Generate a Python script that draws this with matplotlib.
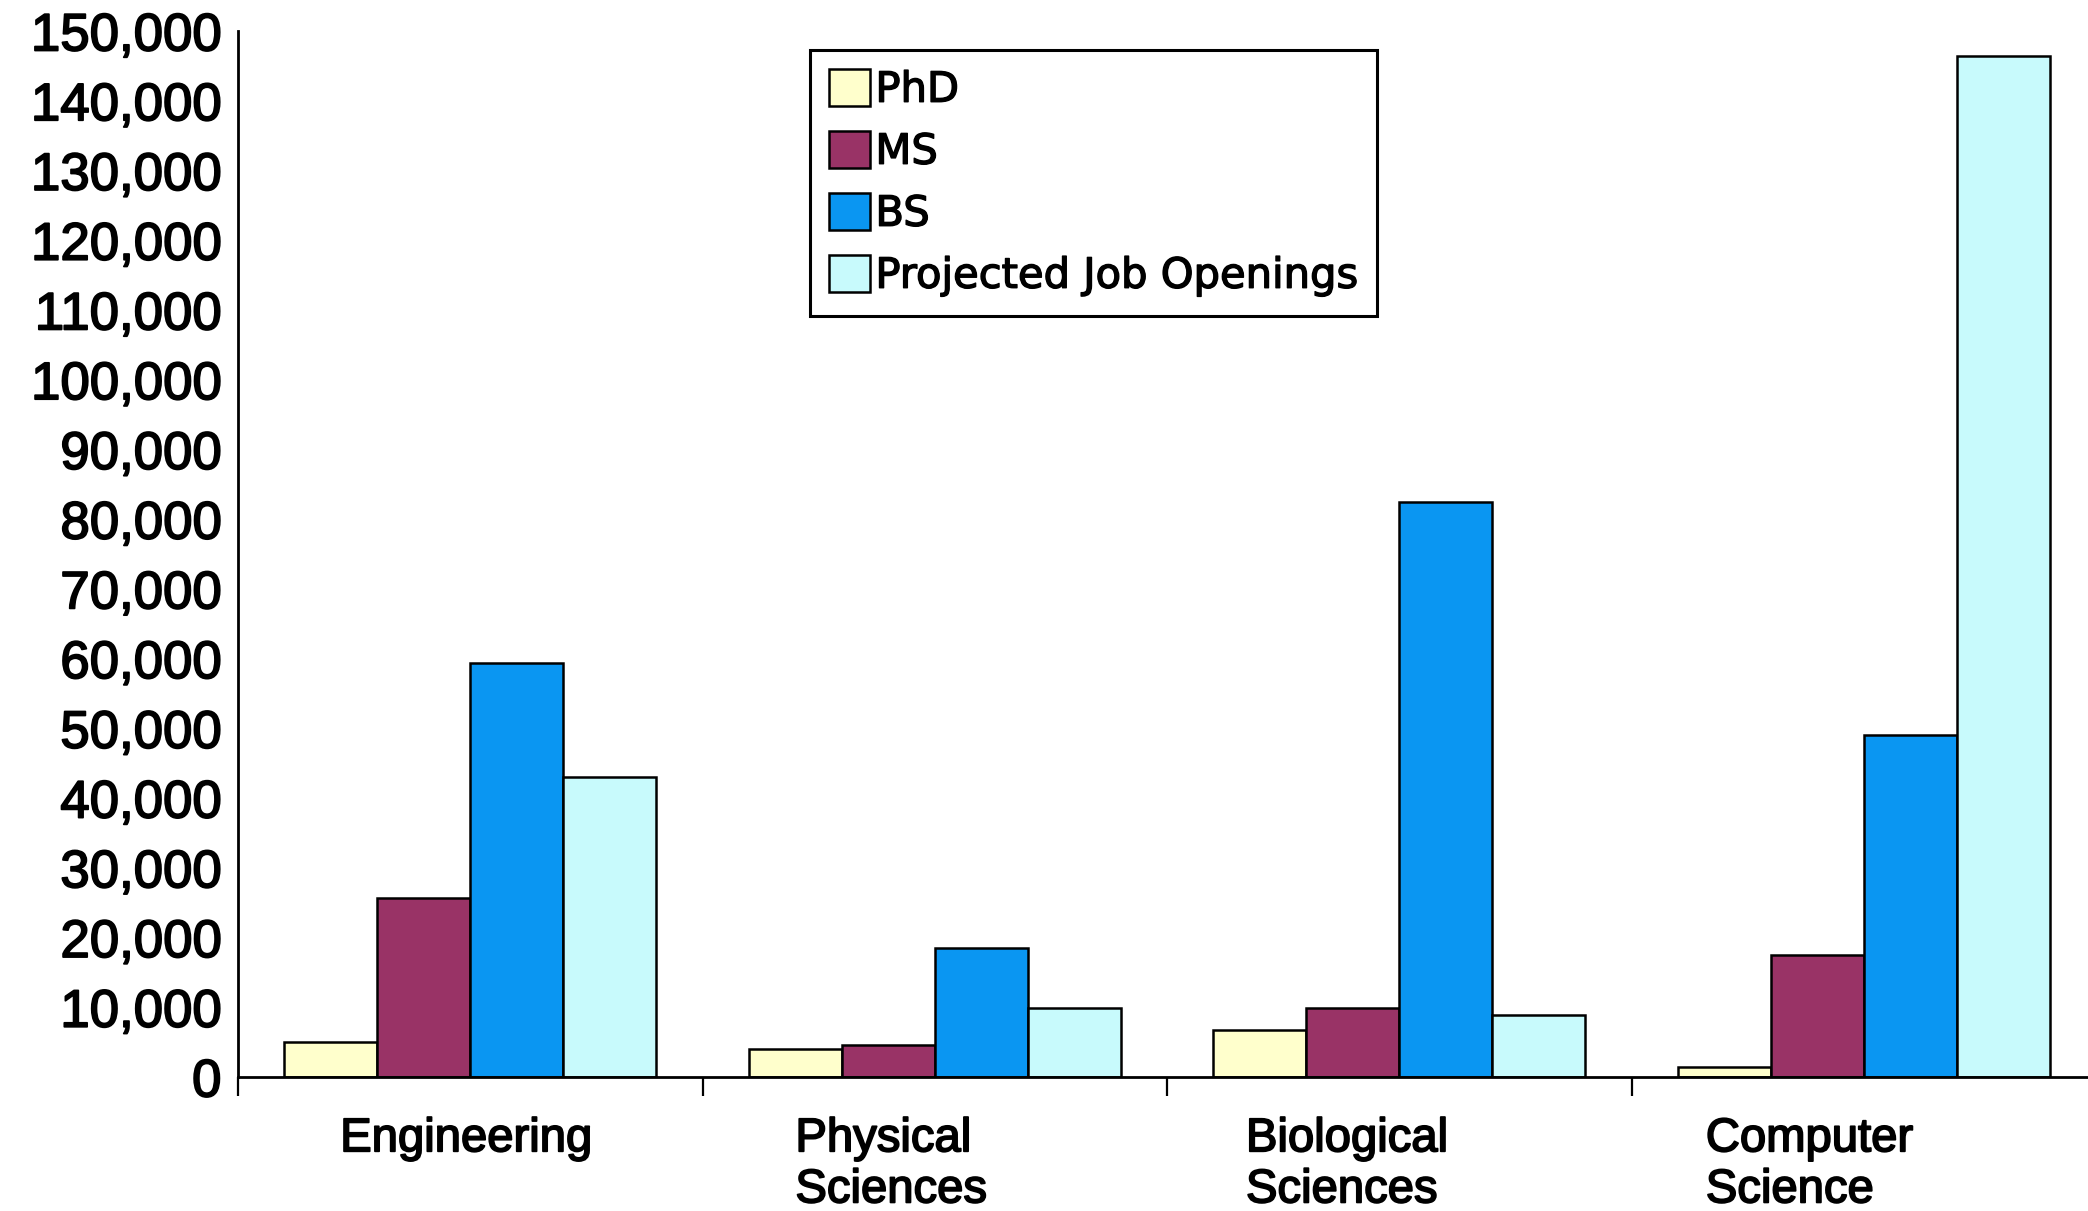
import matplotlib
matplotlib.use("Agg")
import matplotlib.pyplot as plt
import matplotlib.patheffects as pe
import numpy as np
from matplotlib.ticker import StrMethodFormatter, FixedLocator

# ---- data ----
categories = ["Engineering", "Physical\nSciences", "Biological\nSciences", "Computer\nScience"]
series_names = ["PhD", "MS", "BS", "Projected Job Openings"]
phd = [5000, 4000, 6700, 1400]
ms = [25600, 4600, 9900, 17500]
bs = [59300, 18500, 82500, 49000]
projected = [43000, 9900, 8900, 146400]
y_ticks = list(range(0, 150001, 10000))
label_offsets = [-0.28, -0.30, -0.33, -0.34]

# ---- style ----
colors = ["#FFFFCC", "#993366", "#0A96F2", "#C8FAFC"]
heavy = [pe.withStroke(linewidth=1.3, foreground="black")]

fig = plt.figure(figsize=(20.88, 12.11), dpi=100)
fig.patch.set_facecolor("white")
ax = fig.add_axes([238 / 2088, 1 - 1077 / 1211, 1858 / 2088, (1077 - 31) / 1211])
ax.set_facecolor("white")

x = np.arange(len(categories))
width = 0.2
all_series = [phd, ms, bs, projected]
handles = []
for i, (vals, name, col) in enumerate(zip(all_series, series_names, colors)):
    b = ax.bar(x + (i - 1.5) * width, vals, width, color=col, edgecolor="black",
               linewidth=1.8, label=name, zorder=3)
    handles.append(b)

ax.set_xlim(-0.5, len(categories) - 0.5)
ax.set_ylim(0, 150000)

for s in ["top", "right"]:
    ax.spines[s].set_visible(False)
for s in ["left", "bottom"]:
    ax.spines[s].set_linewidth(2.0)
    ax.spines[s].set_color("black")
ax.spines["bottom"].set_zorder(4)

ax.yaxis.set_major_locator(FixedLocator(y_ticks))
ax.yaxis.set_major_formatter(StrMethodFormatter("{x:,.0f}"))
ax.tick_params(axis="y", length=0, pad=12, labelsize=38)
for lab in ax.get_yticklabels():
    lab.set_fontfamily("Liberation Sans")
    lab.set_path_effects(heavy)

ax.set_xticks(np.arange(len(categories)) - 0.5)
ax.set_xticklabels([])
ax.tick_params(axis="x", length=14, width=1.6, direction="out")

for xi, (cat, off) in enumerate(zip(categories, label_offsets)):
    ax.annotate(cat, xy=(xi + off, 0), xycoords=("data", "data"),
                xytext=(0, -29), textcoords="offset points",
                ha="left", va="top", fontsize=34, family="Liberation Sans",
                linespacing=1.21, annotation_clip=False, path_effects=heavy)

leg = ax.legend(handles=handles, labels=series_names, loc="upper left",
                bbox_to_anchor=(810 / 2088, 1 - 50 / 1211),
                bbox_transform=fig.transFigure, borderaxespad=0,
                prop={"family": "DejaVu Sans", "size": 30},
                handlelength=1.0, handleheight=1.0, handletextpad=0.12,
                labelspacing=0.48, borderpad=0.45, fancybox=False,
                frameon=True, edgecolor="black", framealpha=1)
leg.get_frame().set_linewidth(2.2)
for t in leg.get_texts():
    t.set_path_effects([pe.withStroke(linewidth=1.0, foreground="black")])

fig.savefig("out.png", dpi=100, facecolor="white")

## [Stated exercise]
Every line above should be returned word for word, with the pictures left behind.

## [Reply to the exercise]
Generate a Python script that draws this with matplotlib.
import matplotlib
matplotlib.use("Agg")
import matplotlib.pyplot as plt
import matplotlib.patheffects as pe
import numpy as np
from matplotlib.ticker import StrMethodFormatter, FixedLocator

# ---- data ----
categories = ["Engineering", "Physical\nSciences", "Biological\nSciences", "Computer\nScience"]
series_names = ["PhD", "MS", "BS", "Projected Job Openings"]
phd = [5000, 4000, 6700, 1400]
ms = [25600, 4600, 9900, 17500]
bs = [59300, 18500, 82500, 49000]
projected = [43000, 9900, 8900, 146400]
y_ticks = list(range(0, 150001, 10000))
label_offsets = [-0.28, -0.30, -0.33, -0.34]

# ---- style ----
colors = ["#FFFFCC", "#993366", "#0A96F2", "#C8FAFC"]
heavy = [pe.withStroke(linewidth=1.3, foreground="black")]

fig = plt.figure(figsize=(20.88, 12.11), dpi=100)
fig.patch.set_facecolor("white")
ax = fig.add_axes([238 / 2088, 1 - 1077 / 1211, 1858 / 2088, (1077 - 31) / 1211])
ax.set_facecolor("white")

x = np.arange(len(categories))
width = 0.2
all_series = [phd, ms, bs, projected]
handles = []
for i, (vals, name, col) in enumerate(zip(all_series, series_names, colors)):
    b = ax.bar(x + (i - 1.5) * width, vals, width, color=col, edgecolor="black",
               linewidth=1.8, label=name, zorder=3)
    handles.append(b)

ax.set_xlim(-0.5, len(categories) - 0.5)
ax.set_ylim(0, 150000)

for s in ["top", "right"]:
    ax.spines[s].set_visible(False)
for s in ["left", "bottom"]:
    ax.spines[s].set_linewidth(2.0)
    ax.spines[s].set_color("black")
ax.spines["bottom"].set_zorder(4)

ax.yaxis.set_major_locator(FixedLocator(y_ticks))
ax.yaxis.set_major_formatter(StrMethodFormatter("{x:,.0f}"))
ax.tick_params(axis="y", length=0, pad=12, labelsize=38)
for lab in ax.get_yticklabels():
    lab.set_fontfamily("Liberation Sans")
    lab.set_path_effects(heavy)

ax.set_xticks(np.arange(len(categories)) - 0.5)
ax.set_xticklabels([])
ax.tick_params(axis="x", length=14, width=1.6, direction="out")

for xi, (cat, off) in enumerate(zip(categories, label_offsets)):
    ax.annotate(cat, xy=(xi + off, 0), xycoords=("data", "data"),
                xytext=(0, -29), textcoords="offset points",
                ha="left", va="top", fontsize=34, family="Liberation Sans",
                linespacing=1.21, annotation_clip=False, path_effects=heavy)

leg = ax.legend(handles=handles, labels=series_names, loc="upper left",
                bbox_to_anchor=(810 / 2088, 1 - 50 / 1211),
                bbox_transform=fig.transFigure, borderaxespad=0,
                prop={"family": "DejaVu Sans", "size": 30},
                handlelength=1.0, handleheight=1.0, handletextpad=0.12,
                labelspacing=0.48, borderpad=0.45, fancybox=False,
                frameon=True, edgecolor="black", framealpha=1)
leg.get_frame().set_linewidth(2.2)
for t in leg.get_texts():
    t.set_path_effects([pe.withStroke(linewidth=1.0, foreground="black")])

fig.savefig("out.png", dpi=100, facecolor="white")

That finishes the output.